Oleh: Apriyanto Adam, S.Pd.
(Korban penarikan motor tanpa prosedur hukum)
Saya tidak sedang mencari belas kasihan—saya hanya menuntut keadilan. Beberapa bulan lalu, sepeda motor saya ditarik paksa oleh pihak leasing. Tanpa surat pengadilan. Tanpa pemberitahuan resmi. Tanpa didampingi aparat yang berwenang. Saya yang saat itu sedang berkonsultasi pada leasing bersangkutan, hanya bisa menyaksikan motor saya di amankan begitu saja, seolah-olah bukan milik saya.
Saya tahu saya sedang menunggak beberapa bulan cicilan. Tapi saya juga tahu bahwa negara ini punya hukum. Penarikan objek fidusia, seperti sepeda motor yang masih dalam masa cicilan, tidak bisa dilakukan secara sepihak. Putusan Mahkamah Konstitusi (Putusan MK No. 18/PUU-XVII/2019) telah menegaskan bahwa kreditur tidak bisa serta-merta mengeksekusi jaminan fidusia tanpa persetujuan atau penetapan dari pengadilan, kecuali debitur menyerahkan secara sukarela.

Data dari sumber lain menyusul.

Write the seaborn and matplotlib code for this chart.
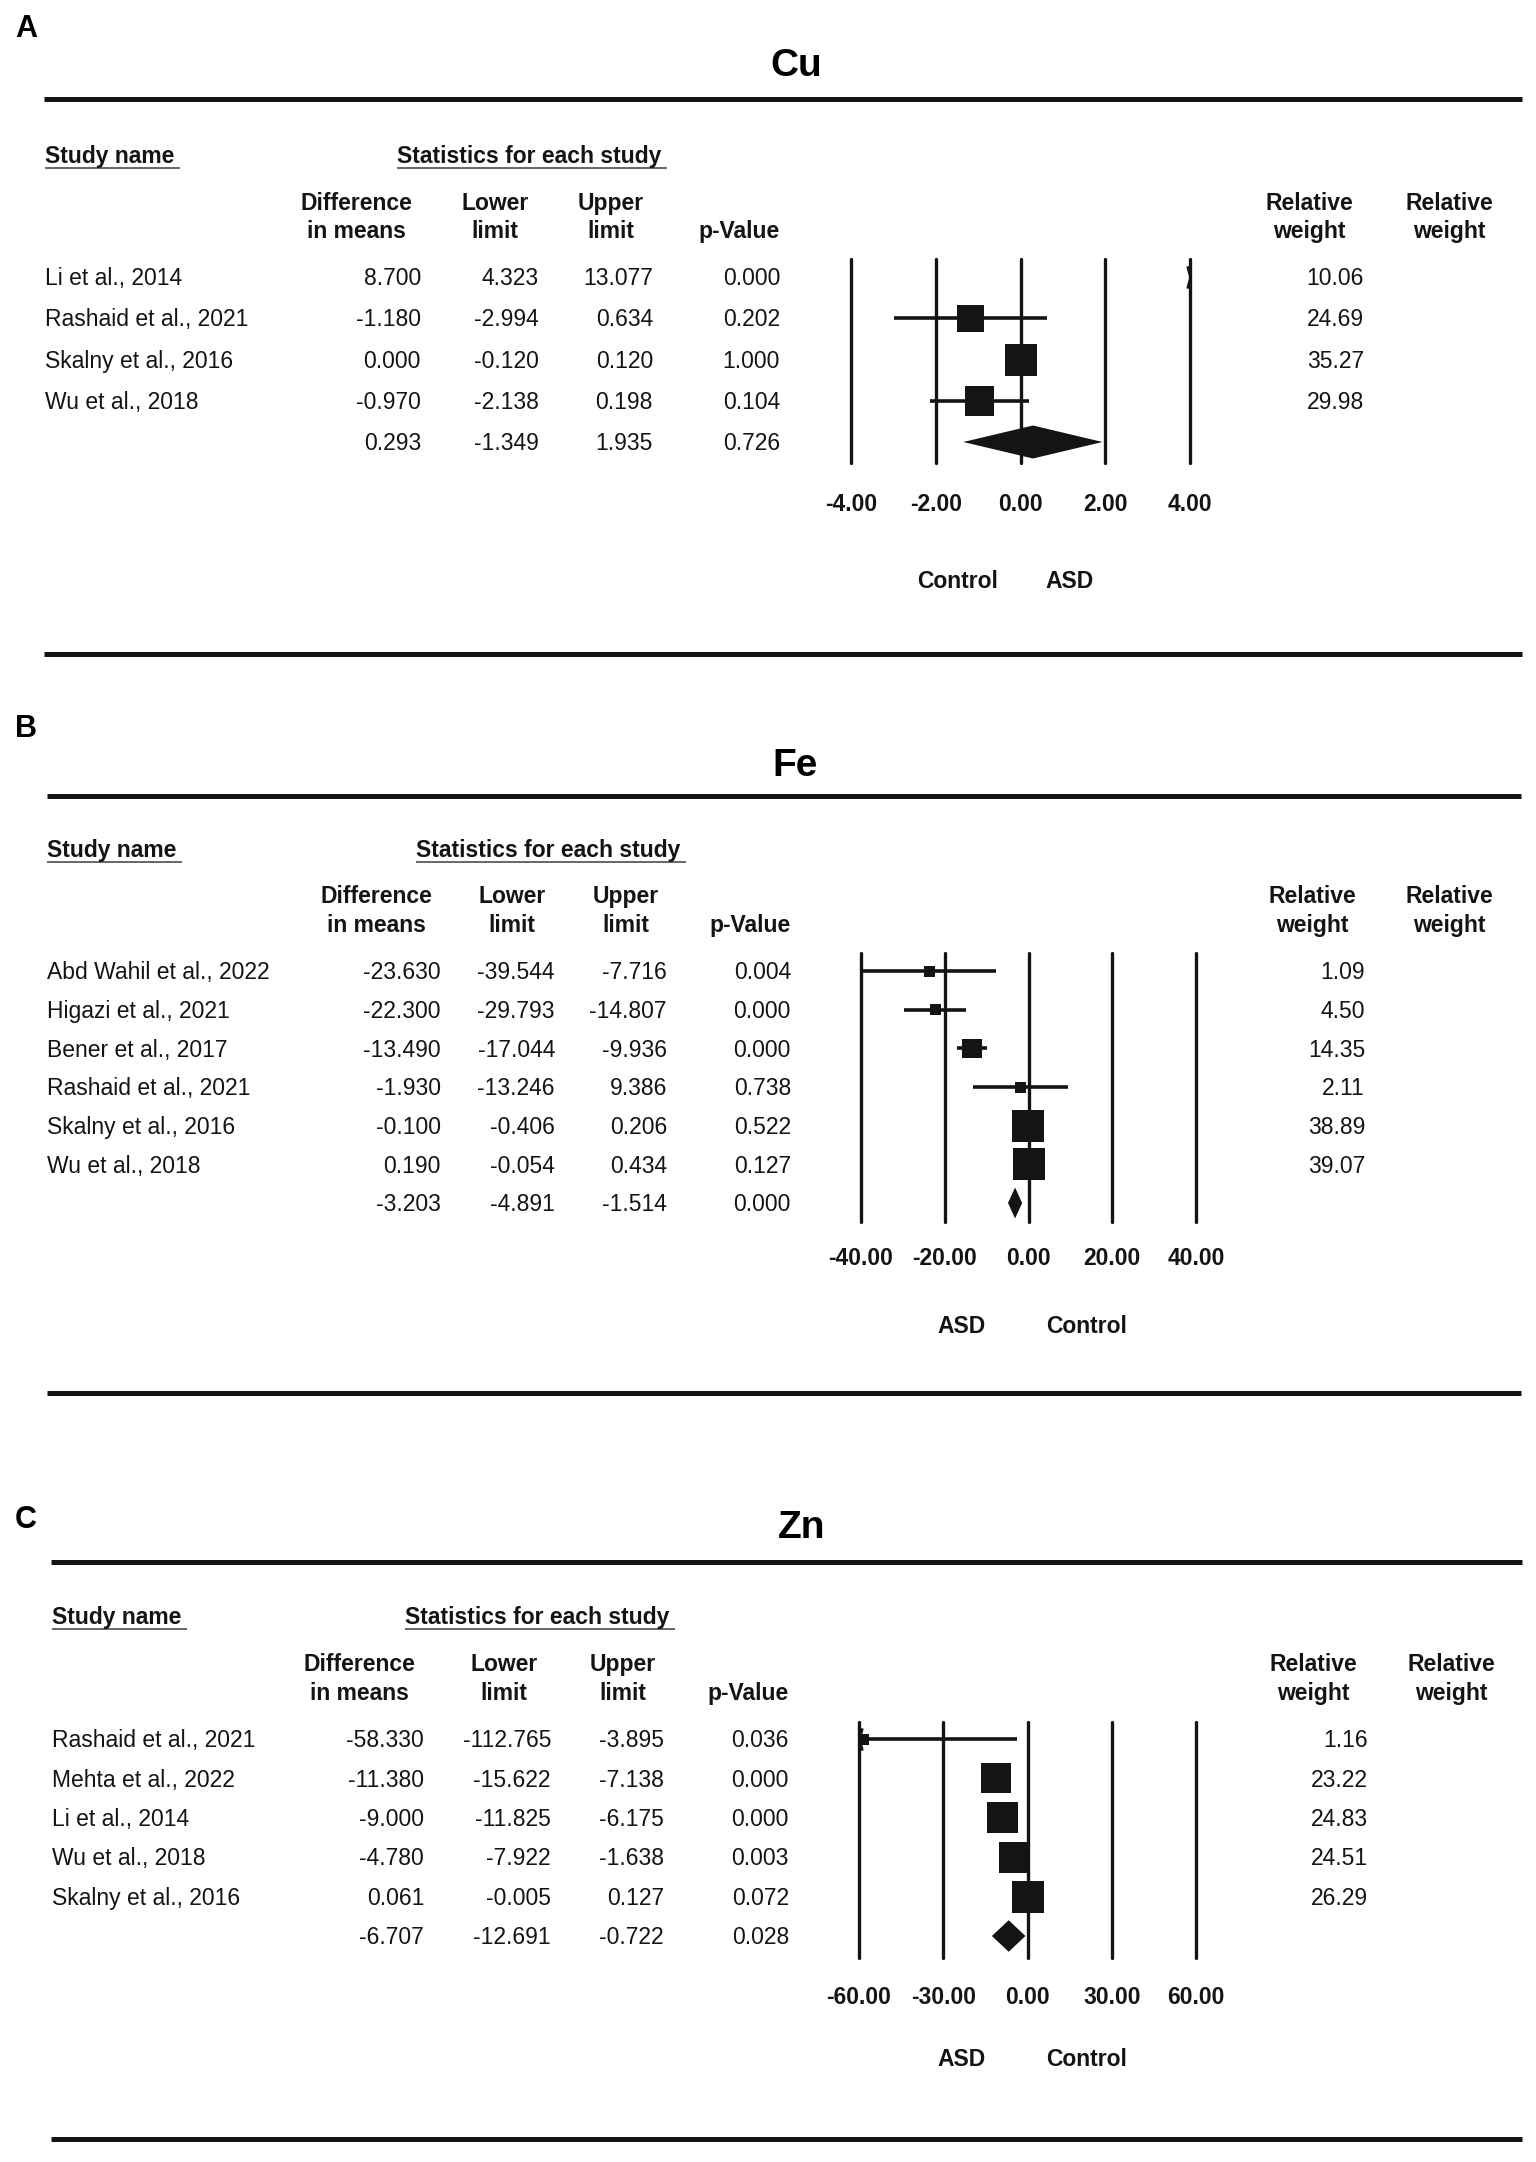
import numpy as np
import pandas as pd
import matplotlib
matplotlib.use("Agg")
import matplotlib.pyplot as plt
import matplotlib.transforms as mtransforms
from matplotlib.lines import Line2D
from matplotlib.path import Path
from matplotlib.markers import MarkerStyle
import seaborn as sns

W, H = 1536, 2162
INK = "#141414"

# ---------------- data ----------------
cu_studies = ["Li et al., 2014", "Rashaid et al., 2021", "Skalny et al., 2016", "Wu et al., 2018"]
cu_diff = [8.700, -1.180, 0.000, -0.970]
cu_lower = [4.323, -2.994, -0.120, -2.138]
cu_upper = [13.077, 0.634, 0.120, 0.198]
cu_p = [0.000, 0.202, 1.000, 0.104]
cu_weight = [10.06, 24.69, 35.27, 29.98]
cu_summary = [0.293, -1.349, 1.935, 0.726]
cu_ticks = [-4, -2, 0, 2, 4]
cu_favours = ["Control", "ASD"]

fe_studies = ["Abd Wahil et al., 2022", "Higazi et al., 2021", "Bener et al., 2017",
              "Rashaid et al., 2021", "Skalny et al., 2016", "Wu et al., 2018"]
fe_diff = [-23.630, -22.300, -13.490, -1.930, -0.100, 0.190]
fe_lower = [-39.544, -29.793, -17.044, -13.246, -0.406, -0.054]
fe_upper = [-7.716, -14.807, -9.936, 9.386, 0.206, 0.434]
fe_p = [0.004, 0.000, 0.000, 0.738, 0.522, 0.127]
fe_weight = [1.09, 4.50, 14.35, 2.11, 38.89, 39.07]
fe_summary = [-3.203, -4.891, -1.514, 0.000]
fe_ticks = [-40, -20, 0, 20, 40]
fe_favours = ["ASD", "Control"]

zn_studies = ["Rashaid et al., 2021", "Mehta et al., 2022", "Li et al., 2014",
              "Wu et al., 2018", "Skalny et al., 2016"]
zn_diff = [-58.330, -11.380, -9.000, -4.780, 0.061]
zn_lower = [-112.765, -15.622, -11.825, -7.922, -0.005]
zn_upper = [-3.895, -7.138, -6.175, -1.638, 0.127]
zn_p = [0.036, 0.000, 0.000, 0.003, 0.072]
zn_weight = [1.16, 23.22, 24.83, 24.51, 26.29]
zn_summary = [-6.707, -12.691, -0.722, 0.028]
zn_ticks = [-60, -30, 0, 30, 60]
zn_favours = ["ASD", "Control"]

# ---------------- layout (pixels, top-left origin) ----------------
layouts = [
    dict(letter="A", title="Cu", letter_y=26, title_x=796, title_y=62,
         rule_x=(44, 1522), top_rule=99, bottom_rule=654,
         name_x=45, stats_x=397, sub_y=155, head_y=(202, 230),
         first_row=277, last_row=442,
         col_right=(421, 539, 653, 780, 1364), head_c=(356, 495, 611, 1309, 1449),
         plot_x=(851, 1190), plot_y=(259, 463), tick_y=503,
         fav_x=(958, 1070), fav_y=580),
    dict(letter="B", title="Fe", letter_y=726, title_x=795, title_y=762,
         rule_x=(47, 1521), top_rule=796, bottom_rule=1393,
         name_x=47, stats_x=416, sub_y=849, head_y=(895, 924),
         first_row=971, last_row=1203,
         col_right=(441, 555, 667, 791, 1365), head_c=(376, 512, 626, 1312, 1449),
         plot_x=(861, 1196), plot_y=(953, 1222), tick_y=1257,
         fav_x=(962, 1087), fav_y=1325),
    dict(letter="C", title="Zn", letter_y=1517, title_x=802, title_y=1524,
         rule_x=(51, 1522), top_rule=1562, bottom_rule=2139,
         name_x=52, stats_x=405, sub_y=1616, head_y=(1663, 1692),
         first_row=1739, last_row=1936,
         col_right=(424, 551, 664, 789, 1368), head_c=(359, 504, 623, 1313, 1451),
         plot_x=(859, 1196), plot_y=(1722, 1958), tick_y=1996,
         fav_x=(962, 1087), fav_y=2058),
]

sns.set_theme(style="white")
plt.rcParams["font.family"] = ["Liberation Sans", "DejaVu Sans"]

fig = plt.figure(figsize=(W / 100, H / 100), dpi=100)
px = mtransforms.Affine2D().scale(1 / W, -1 / H).translate(0, 1) + fig.transFigure

FS = 16.5


def put(x, y, s, size=FS, weight="normal", ha="left", color=INK):
    # y is the visual centre of capital letters
    cap = 0.716 * size / 0.72
    return fig.text(x, y + cap / 2, s, transform=px, fontsize=size, fontweight=weight,
                    ha=ha, va="baseline", color=color)


def rule(x0, x1, y, lw=3.6, color=INK):
    fig.add_artist(Line2D([x0, x1], [y, y], transform=px, lw=lw, color=color,
                          solid_capstyle="butt"))


right_tick = MarkerStyle(Path([(-0.27, 1), (0, 0), (-0.27, -1)],
                              [Path.MOVETO, Path.LINETO, Path.LINETO]))
left_tick = MarkerStyle(Path([(0.27, 1), (0, 0), (0.27, -1)],
                             [Path.MOVETO, Path.LINETO, Path.LINETO]))


def panel(lay, studies, diff, lower, upper, pvals, weight, summary, ticks, favours):
    renderer = fig.canvas.get_renderer()
    n = len(studies)
    put(15, lay["letter_y"], lay["letter"], size=22, weight="bold", color="black")
    put(lay["title_x"], lay["title_y"], lay["title"], size=28, weight="bold", ha="center",
        color="black")
    rule(*lay["rule_x"], lay["top_rule"])
    rule(*lay["rule_x"], lay["bottom_rule"])

    # sub headers with underline
    for x, s in [(lay["name_x"], "Study name"), (lay["stats_x"], "Statistics for each study")]:
        t = put(x, lay["sub_y"], s, weight="bold")
        bb = t.get_window_extent(renderer)
        rule(x, x + bb.width + 6, lay["sub_y"] + 13, lw=1.4, color="#666666")

    h1, h2 = lay["head_y"]
    c = lay["head_c"]
    put(c[0], h1, "Difference", weight="bold", ha="center")
    put(c[0], h2, "in means", weight="bold", ha="center")
    put(c[1], h1, "Lower", weight="bold", ha="center")
    put(c[1], h2, "limit", weight="bold", ha="center")
    put(c[2], h1, "Upper", weight="bold", ha="center")
    put(c[2], h2, "limit", weight="bold", ha="center")
    put(lay["col_right"][3], h2, "p-Value", weight="bold", ha="right")
    for cx in (c[3], c[4]):
        put(cx, h1, "Relative", weight="bold", ha="center")
        put(cx, h2, "weight", weight="bold", ha="center")

    # table rows
    rows_y = np.linspace(lay["first_row"], lay["last_row"], n + 1)
    cr = lay["col_right"]
    for i in range(n):
        y = rows_y[i]
        put(lay["name_x"], y, studies[i])
        for j, v in enumerate([diff[i], lower[i], upper[i], pvals[i]]):
            put(cr[j], y, f"{v:.3f}", ha="right")
        put(cr[4], y, f"{weight[i]:.2f}", ha="right")
    for j, v in enumerate(summary):
        put(cr[j], rows_y[n], f"{v:.3f}", ha="right")

    # forest axes
    x0, x1 = lay["plot_x"]
    ytop, ybot = lay["plot_y"]
    ax = fig.add_axes([x0 / W, 1 - ybot / H, (x1 - x0) / W, (ybot - ytop) / H])
    spacing = (lay["last_row"] - lay["first_row"]) / n
    ax.set_ylim(n + (ybot - lay["last_row"]) / spacing, -(lay["first_row"] - ytop) / spacing)
    xmin, xmax = ticks[0], ticks[-1]
    ax.set_xlim(xmin, xmax)
    ax.axis("off")
    for t in ticks:
        ax.axvline(t, color=INK, lw=2.4, clip_on=False)

    df = pd.DataFrame({"row": np.arange(n), "est": diff, "lo": lower, "hi": upper, "w": weight})
    for _, r in df.iterrows():
        a, b = max(r.lo, xmin), min(r.hi, xmax)
        if a < b:
            ax.hlines(r.row, a, b, color=INK, lw=2.6, clip_on=False)
        if r.lo < xmin:
            ax.plot([xmin], [r.row], marker=left_tick, ms=16, mfc="none", mec=INK, mew=1.8,
                    clip_on=False)
        if r.hi > xmax:
            ax.plot([xmax], [r.row], marker=right_tick, ms=16, mfc="none", mec=INK, mew=1.8,
                    clip_on=False)

    inside = df[(df.est >= xmin) & (df.est <= xmax)]
    side_px = np.maximum(11, 32 * np.sqrt(inside.w / max(weight)))
    sizes = (side_px * 0.72) ** 2
    sns.scatterplot(data=inside, x="est", y="row", s=sizes.values, marker="s", color=INK,
                    linewidth=0, legend=False, ax=ax, clip_on=False)
    ax.set_xlim(xmin, xmax)
    ax.axis("off")

    est, lo, hi = summary[0], summary[1], summary[2]
    hh = 0.4
    ax.fill([lo, est, hi, est], [n, n - hh, n, n + hh], color=INK, lw=0, clip_on=False)

    # tick labels and favours
    tick_tr = mtransforms.blended_transform_factory(ax.transData, px)
    cap = 0.716 * FS / 0.72
    for t in ticks:
        ax.text(t, lay["tick_y"] + cap / 2, f"{t:.2f}", transform=tick_tr, ha="center",
                va="baseline", fontsize=FS, fontweight="bold", color=INK)
    put(lay["fav_x"][0], lay["fav_y"], favours[0], weight="bold", ha="center")
    put(lay["fav_x"][1], lay["fav_y"], favours[1], weight="bold", ha="center")


panel(layouts[0], cu_studies, cu_diff, cu_lower, cu_upper, cu_p, cu_weight, cu_summary,
      cu_ticks, cu_favours)
panel(layouts[1], fe_studies, fe_diff, fe_lower, fe_upper, fe_p, fe_weight, fe_summary,
      fe_ticks, fe_favours)
panel(layouts[2], zn_studies, zn_diff, zn_lower, zn_upper, zn_p, zn_weight, zn_summary,
      zn_ticks, zn_favours)

fig.savefig("out.png", dpi=100, facecolor="white")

Masalahnya, saya tidak pernah diminta menyerahkan secara sukarela. Tak ada surat panggilan. Tak ada komunikasi resmi. Yang ada hanya tiga orang tak dikenal datang ingin membawa motor saya dan menyodorkan selembar surat dari leasing yang bahkan tidak sah secara hukum.
Ini bukan hanya masalah sepeda motor—ini masalah martabat dan rasa aman sebagai warga negara. Kalau kendaraan bisa dirampas tanpa proses hukum, apa jaminannya rumah kita besok tidak mengalami hal yang sama?
Yang lebih menyakitkan, setelah kejadian itu saya mencari keadilan. Saya lapor ke pihak kepolisian, tapi tanggapannya dingin. Saya menghubungi leasing, dan mereka justru menantang: “Silakan tempuh jalur hukum.”
Jadi saya bertanya: Di mana hukum berpijak? Apakah negara ini hanya tajam ke rakyat kecil tapi tumpul pada korporasi besar?
Saya menulis ini bukan semata untuk diri saya. Di luar sana, banyak masyarakat kecil menjadi korban praktik seperti ini. Kita diam, karena takut, karena tidak tahu harus mengadu ke siapa. Tapi diam berarti membiarkan ketidakadilan tumbuh subur.
Sudah saatnya kita bersuara. Agar hukum benar-benar menjadi pelindung, bukan hanya hiasan dalam teks peraturan.
Gambar Kenderaan di atas hanya sebagai pemanis ibaratnya mendengar tajamnya hukum yang tertulis namun bukan yang terjadi.